The passive approach is if you think of a television character that’s passive. I think of Chandler Bing from Friends. You can even see in the show that as it progresses he becomes more assertive, and as he does he gets better jobs and he gets Monica. So, his life is actually happier because he gets more assertive. That’s a great example of that side.
Are you a Walter White (very Aggressive)?
The example of aggressive that I like is Walter White in Breaking Bad. He is the ultimate aggressor. He does not care what happens to the other person. He just wants to win and get what he wants.
Leaders Should Strive to be a Leslie Knope (Assertive) on the Assertiveness Continuum
In the middle, when I think of the assertive professional, I think of Leslie Knope on Parks and Rec. She is assertive and she communicates what she wants. She gets people excited, she gets people involved, she treats people with respect, and she’s just a great example of an assertive leader.
Those are the dimensions of the continuum, and so we all want to move more towards Leslie Knope, I guess.
Absolutely. That’s so helpful. As a leader looking at this then, what does the concept of assertiveness on this continuum actually mean for me?
Leaders Can Choose Where on the Continuum to Be in Approaching Each Situation
What it means is that you have choices for how you behave and that you need to make a choice based on the situation to create the best business outcome. You may want to lean a little right of assertive in one situation and a little left of assertive in another situation. But if you don’t know about this and if you’re not clear when you’re being each of these and what the behaviors are, you don’t have the choices and you default to whatever you’re most comfortable with.
Right, default always. I find it’s so interesting to me that it’s not just like hit the middle and stick there, but that this, as you’re saying, really represents choices. I think like most of us, they or us or whoever we are, but leadership development folks, experts, would say you want to be in that assertive range more of the time. But I’m also hearing that there are times to actually choose aggressive or to choose passive, so tell me about that.
There are Times When Being Aggressive is a Good Choice
Yes. Times to choose aggressive behavior, or more aggressive behavior, is when there’s an emergent situation. So, when a customer is at risk, when a vendor is at risk, when an employee is at risk, that’s when you want to make a choice to be more aggressive. A great example of that is doctors in the ER. They are very aggressive. They say “Sit down, lay down,” and they control you because it’s an emergent situation. But your GP is more just assertive with you.

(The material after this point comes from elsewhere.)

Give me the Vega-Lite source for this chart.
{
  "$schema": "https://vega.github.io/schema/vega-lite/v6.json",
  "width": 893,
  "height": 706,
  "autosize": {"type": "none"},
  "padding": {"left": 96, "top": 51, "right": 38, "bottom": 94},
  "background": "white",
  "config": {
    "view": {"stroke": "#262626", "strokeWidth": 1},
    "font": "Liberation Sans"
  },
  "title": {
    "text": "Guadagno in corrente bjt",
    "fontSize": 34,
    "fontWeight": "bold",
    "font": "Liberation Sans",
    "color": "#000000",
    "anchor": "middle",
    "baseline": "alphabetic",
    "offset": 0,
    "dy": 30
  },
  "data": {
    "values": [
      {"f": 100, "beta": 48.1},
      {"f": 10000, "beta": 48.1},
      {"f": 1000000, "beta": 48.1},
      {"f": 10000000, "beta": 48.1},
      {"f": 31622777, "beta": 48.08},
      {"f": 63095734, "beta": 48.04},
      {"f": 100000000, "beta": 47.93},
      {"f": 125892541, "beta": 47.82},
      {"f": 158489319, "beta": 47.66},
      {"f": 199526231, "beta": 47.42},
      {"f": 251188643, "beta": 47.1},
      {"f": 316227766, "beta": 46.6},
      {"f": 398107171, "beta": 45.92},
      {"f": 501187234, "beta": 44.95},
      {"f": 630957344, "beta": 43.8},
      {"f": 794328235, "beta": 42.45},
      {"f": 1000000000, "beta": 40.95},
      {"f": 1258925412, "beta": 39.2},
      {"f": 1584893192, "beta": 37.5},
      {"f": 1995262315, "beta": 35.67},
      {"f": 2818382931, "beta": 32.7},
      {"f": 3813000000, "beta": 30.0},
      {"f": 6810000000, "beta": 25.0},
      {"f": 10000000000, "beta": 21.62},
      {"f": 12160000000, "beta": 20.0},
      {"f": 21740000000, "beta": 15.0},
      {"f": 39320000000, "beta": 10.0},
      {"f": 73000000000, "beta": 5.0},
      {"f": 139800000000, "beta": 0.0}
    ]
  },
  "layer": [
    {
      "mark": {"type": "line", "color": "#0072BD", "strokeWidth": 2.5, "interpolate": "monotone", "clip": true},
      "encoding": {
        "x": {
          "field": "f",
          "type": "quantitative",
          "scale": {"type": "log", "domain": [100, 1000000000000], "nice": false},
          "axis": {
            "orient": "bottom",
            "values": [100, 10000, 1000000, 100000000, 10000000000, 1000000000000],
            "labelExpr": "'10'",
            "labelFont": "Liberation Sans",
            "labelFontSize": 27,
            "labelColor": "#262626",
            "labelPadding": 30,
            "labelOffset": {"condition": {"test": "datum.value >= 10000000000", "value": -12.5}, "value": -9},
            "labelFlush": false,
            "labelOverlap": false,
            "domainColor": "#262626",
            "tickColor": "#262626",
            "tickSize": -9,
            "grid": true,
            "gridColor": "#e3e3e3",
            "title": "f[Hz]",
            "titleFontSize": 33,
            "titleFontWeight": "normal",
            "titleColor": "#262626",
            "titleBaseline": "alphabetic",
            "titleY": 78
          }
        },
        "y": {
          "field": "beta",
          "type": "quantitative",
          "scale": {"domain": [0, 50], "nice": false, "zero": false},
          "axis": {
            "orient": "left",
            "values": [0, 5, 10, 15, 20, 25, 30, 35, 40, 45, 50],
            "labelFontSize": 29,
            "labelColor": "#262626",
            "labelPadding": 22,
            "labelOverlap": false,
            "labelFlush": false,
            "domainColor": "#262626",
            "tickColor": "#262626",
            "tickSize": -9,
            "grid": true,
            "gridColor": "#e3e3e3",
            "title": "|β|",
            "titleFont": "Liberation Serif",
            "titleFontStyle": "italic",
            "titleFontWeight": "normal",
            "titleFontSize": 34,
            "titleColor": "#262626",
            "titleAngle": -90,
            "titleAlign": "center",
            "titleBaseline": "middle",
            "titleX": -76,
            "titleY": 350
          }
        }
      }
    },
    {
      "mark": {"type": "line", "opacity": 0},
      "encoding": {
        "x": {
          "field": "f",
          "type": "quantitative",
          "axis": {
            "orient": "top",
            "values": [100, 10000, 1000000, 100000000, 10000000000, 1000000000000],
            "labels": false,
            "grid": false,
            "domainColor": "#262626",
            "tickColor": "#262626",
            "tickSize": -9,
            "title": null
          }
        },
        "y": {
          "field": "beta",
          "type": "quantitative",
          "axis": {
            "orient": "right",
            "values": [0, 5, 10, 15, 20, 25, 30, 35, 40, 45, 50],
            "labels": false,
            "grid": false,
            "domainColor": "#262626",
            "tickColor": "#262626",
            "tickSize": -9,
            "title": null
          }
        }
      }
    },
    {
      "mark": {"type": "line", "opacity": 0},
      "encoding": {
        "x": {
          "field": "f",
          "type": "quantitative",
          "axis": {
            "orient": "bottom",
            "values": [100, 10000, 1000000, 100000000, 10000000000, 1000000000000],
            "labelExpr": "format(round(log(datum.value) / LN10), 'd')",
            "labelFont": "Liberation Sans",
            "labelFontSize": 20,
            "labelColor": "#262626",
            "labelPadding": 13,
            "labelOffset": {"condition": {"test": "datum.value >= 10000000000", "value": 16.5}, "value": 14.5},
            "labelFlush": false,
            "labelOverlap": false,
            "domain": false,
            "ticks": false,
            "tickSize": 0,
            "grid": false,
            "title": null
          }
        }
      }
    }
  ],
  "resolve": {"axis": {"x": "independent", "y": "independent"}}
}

There are Times When Being Passive is a Good Choice
There’s also times when being passive is more appropriate. It could be when your boss is really emotional about a certain topic. It’s just good to roll with it if they’re really strongly feeling that a certain solution should be implemented. Also, if a customer is really angry, at least initially you’re going to be a little passive and then you’re going to move into action and be assertive.
I hear that there’s really, like if a leader begins to really master being in the ideal place, a range on this continuum, then they can be more effective. And would it be right? What’s happening for their own feeling about just contentment wise or happiness? What do you see in Coaching?
I always want to say that it’s very difficult to follow an unhappy leader. I do think that part of our job as a coach is to help people be happier, and this is one way we do it. Because there’s less conflict when you’re assertive, things go more smoothly, you don’t get surprised by things as much, you take care of your employees and your staff and they’re happier.
And when they’re happier, you’re happier. And when you take this home and you’re more assertive with your loved ones, you’re going to also be happier. And that’s true with your children, your spouse. It’s just a more direct way of communicating. You let people know what you expect of them, what you want of them. You give them feedback in a timely manner, you directly communicate, and that does make us happier.